In fact, many perceive the vigil as promoting Chinese nationalism, which “emotionally binds Hong Kong people to the Chinese nation and diverts attention from Hong Kong’s struggle for democracy,” the researchers said in an interview with the French Centre for Research on Contemporary China (CEFR).
This has led to a declining turnout to the vigil in recent years, amplified by the rise in the average age of attendees. A leading student organization made up of all student unions from the city’s publicly funded universities has boycotted the vigil since 2015 and held their own rival events, which they make sure are not “twisted with patriotic thoughts,” as one organizer of the alternative vigil put it.

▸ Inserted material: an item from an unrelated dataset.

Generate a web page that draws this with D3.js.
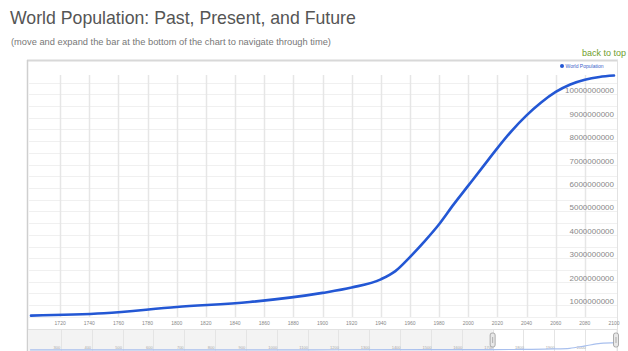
<!DOCTYPE html>
<html>
<head>
<meta charset="utf-8">
<script src="https://cdn.jsdelivr.net/npm/d3@7/dist/d3.min.js"></script>
<style>
  html, body { margin: 0; padding: 0; background: #fff; overflow: hidden; }
  svg { display: block; font-family: "Liberation Sans", Arial, sans-serif; }
</style>
</head>
<body>
<svg id="chart" width="628" height="351"></svg>
<script>
// ---- data ----
const years = [1700, 1750, 1800, 1850, 1900, 1920, 1940, 1950, 1960, 1970, 1980, 1990, 2000, 2010, 2020, 2030, 2040, 2050, 2060, 2070, 2080, 2090, 2100];
const population = [550000000, 650000000, 920000000, 1130000000, 1520000000, 1750000000, 2100000000, 2450000000, 3050000000, 3720000000, 4450000000, 5300000000, 6100000000, 6900000000, 7700000000, 8450000000, 9100000000, 9650000000, 10100000000, 10420000000, 10620000000, 10740000000, 10800000000];
const xTickYears = [1720, 1740, 1760, 1780, 1800, 1820, 1840, 1860, 1880, 1900, 1920, 1940, 1960, 1980, 2000, 2020, 2040, 2060, 2080, 2100];
const yTickValues = [1000000000, 2000000000, 3000000000, 4000000000, 5000000000, 6000000000, 7000000000, 8000000000, 9000000000, 10000000000];
const yTickLabels = ["1000000000", "2000000000", "3000000000", "4000000000", "5000000000", "6000000000", "7000000000", "8000000000", "9000000000", "10000000000"];
const navYears = [200, 500, 1000, 1200, 1500, 1600, 1700, 1800, 1900, 1950, 2000, 2050, 2100];
const navPopulation = [190000000, 200000000, 270000000, 360000000, 460000000, 550000000, 550000000, 920000000, 1520000000, 2450000000, 6100000000, 9650000000, 10800000000];
const navTickYears = [300, 400, 500, 600, 700, 800, 900, 1000, 1100, 1200, 1300, 1400, 1500, 1600, 1700, 1800, 1900, 2000];
const selection = [1700, 2100];
const seriesName = "World Population";
const titleText = "World Population: Past, Present, and Future";
const subtitleText = "(move and expand the bar at the bottom of the chart to navigate through time)";

const svg = d3.select("#chart");
const lineColor = "#2357d4";

// ---- scales ----
const x = d3.scaleLinear().domain([1700, 2100]).range([31, 614]);
const y = d3.scaleLinear().domain([0, 11400000000]).range([328.5, 61.5]);
const xNav = d3.scaleLinear().domain([190, 2100]).range([27, 616]);
const yNav = d3.scaleLinear().domain([0, 11000000000]).range([350, 342.5]);

// ---- titles ----
svg.append("text").attr("x", 10).attr("y", 24)
  .attr("font-size", 17.7).attr("fill", "#555").text(titleText);
svg.append("text").attr("x", 11).attr("y", 45)
  .attr("font-size", 9.3).attr("fill", "#777").text(subtitleText);
svg.append("text").attr("x", 626).attr("y", 56).attr("text-anchor", "end")
  .attr("font-size", 9).attr("fill", "#6f9e2c").text("back to top");

// ---- frame ----
svg.append("line").attr("x1", 27).attr("x2", 618).attr("y1", 60.5).attr("y2", 60.5)
  .attr("stroke", "#d8d8d8").attr("stroke-width", 2);
svg.append("line").attr("x1", 27.5).attr("x2", 27.5).attr("y1", 60).attr("y2", 351)
  .attr("stroke", "#cfcfcf").attr("stroke-width", 1.5);
svg.append("line").attr("x1", 617.5).attr("x2", 617.5).attr("y1", 60).attr("y2", 351)
  .attr("stroke", "#e2e2e2").attr("stroke-width", 1);

// ---- grid ----
const hGrid = d3.range(1, 22).map(k => k * 500000000);
svg.append("g").selectAll("line").data(hGrid).join("line")
  .attr("x1", 29).attr("x2", 617)
  .attr("y1", d => Math.round(y(d)) + 0.5).attr("y2", d => Math.round(y(d)) + 0.5)
  .attr("stroke", "#f0f0f0").attr("stroke-width", 1);
svg.append("g").selectAll("line").data(xTickYears.filter(d => d < 2100)).join("line")
  .attr("x1", d => Math.round(x(d)) + 0.5).attr("x2", d => Math.round(x(d)) + 0.5)
  .attr("y1", 75).attr("y2", 317)
  .attr("stroke", "#e6e6e6").attr("stroke-width", 1.5);

// ---- x labels ----
svg.append("g").selectAll("text").data(xTickYears).join("text")
  .attr("x", d => x(d)).attr("y", 325)
  .attr("text-anchor", "middle").attr("font-size", 5).attr("fill", "#888")
  .text(d => d);

// ---- y labels ----
svg.append("g").selectAll("text").data(yTickValues).join("text")
  .attr("x", 614).attr("y", d => y(d) - 1)
  .attr("text-anchor", "end").attr("font-size", 8).attr("fill", "#888")
  .text((d, i) => yTickLabels[i]);

// ---- line ----
const pts = years.map((yr, i) => [yr, population[i]]);
svg.append("path").datum(pts)
  .attr("fill", "none").attr("stroke", lineColor).attr("stroke-width", 2.6)
  .attr("stroke-linejoin", "round").attr("stroke-linecap", "round")
  .attr("d", d3.line().x(d => x(d[0])).y(d => y(d[1])).curve(d3.curveMonotoneX));

// ---- legend ----
svg.append("circle").attr("cx", 562).attr("cy", 66).attr("r", 2).attr("fill", lineColor);
svg.append("text").attr("x", 565.5).attr("y", 67.8).attr("font-size", 5).attr("fill", "#3a62c9").text(seriesName);

// ---- navigator ----
const nav = svg.append("g");
nav.append("rect").attr("x", 28).attr("y", 329).attr("width", 589).attr("height", 22).attr("fill", "#f3f3f3");
nav.append("rect").attr("x", xNav(selection[0])).attr("y", 329)
  .attr("width", xNav(selection[1]) - xNav(selection[0])).attr("height", 22).attr("fill", "#fff");
nav.append("line").attr("x1", 28).attr("x2", 617).attr("y1", 329.5).attr("y2", 329.5).attr("stroke", "#e2e2e2");
nav.append("g").selectAll("line").data(navTickYears).join("line")
  .attr("x1", d => Math.round(xNav(d)) + 0.5).attr("x2", d => Math.round(xNav(d)) + 0.5)
  .attr("y1", 330).attr("y2", 351).attr("stroke", "#e4e4e4");
nav.append("g").selectAll("text").data(navTickYears).join("text")
  .attr("x", d => xNav(d) - 4).attr("y", 349)
  .attr("text-anchor", "middle").attr("font-size", 4).attr("fill", "#aaa")
  .text(d => d);
const navPts = navYears.map((yr, i) => [yr, navPopulation[i]]);
nav.append("path").datum(navPts)
  .attr("fill", "none").attr("stroke", "#a9c0ee").attr("stroke-width", 1.2)
  .attr("d", d3.line().x(d => xNav(d[0])).y(d => yNav(d[1])).curve(d3.curveMonotoneX));
// handles
nav.append("g").selectAll("rect").data(selection).join("rect")
  .attr("x", d => xNav(d) - 2.5).attr("y", 333).attr("width", 5).attr("height", 14)
  .attr("rx", 2).attr("fill", "#e8e8e8").attr("stroke", "#999").attr("stroke-width", 0.8);
nav.append("g").selectAll("line").data(selection).join("line")
  .attr("x1", d => xNav(d)).attr("x2", d => xNav(d)).attr("y1", 337).attr("y2", 343)
  .attr("stroke", "#888").attr("stroke-width", 0.6);
</script>
</body>
</html>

“The proportion of regular participants (those who have attended ten or more times) has been rising, while the proportion of young participants has declined,” Cheng and Yuen told CEFR. “This trend was entrenched by the Umbrella Movement in 2014, as the perceived failure of the protest further fragmented the pro-democracy camp and channelled their infighting to what the candlelight vigil means for the pro-democracy movement,” they said, referring to the large-scale protests in Hong Kong calling for more democratic elections.
Localists, Cheng said, “are actually the agency that is more able to challenge the memory of the past.”
Tonight’s (June 4) vigil may reverse that trend and see record attendance, however, amid public anger over a proposed extradition bill that would allow the Hong Kong government to send people suspected of crimes to jurisdictions with which it does not currently have extradition agreements, including mainland China.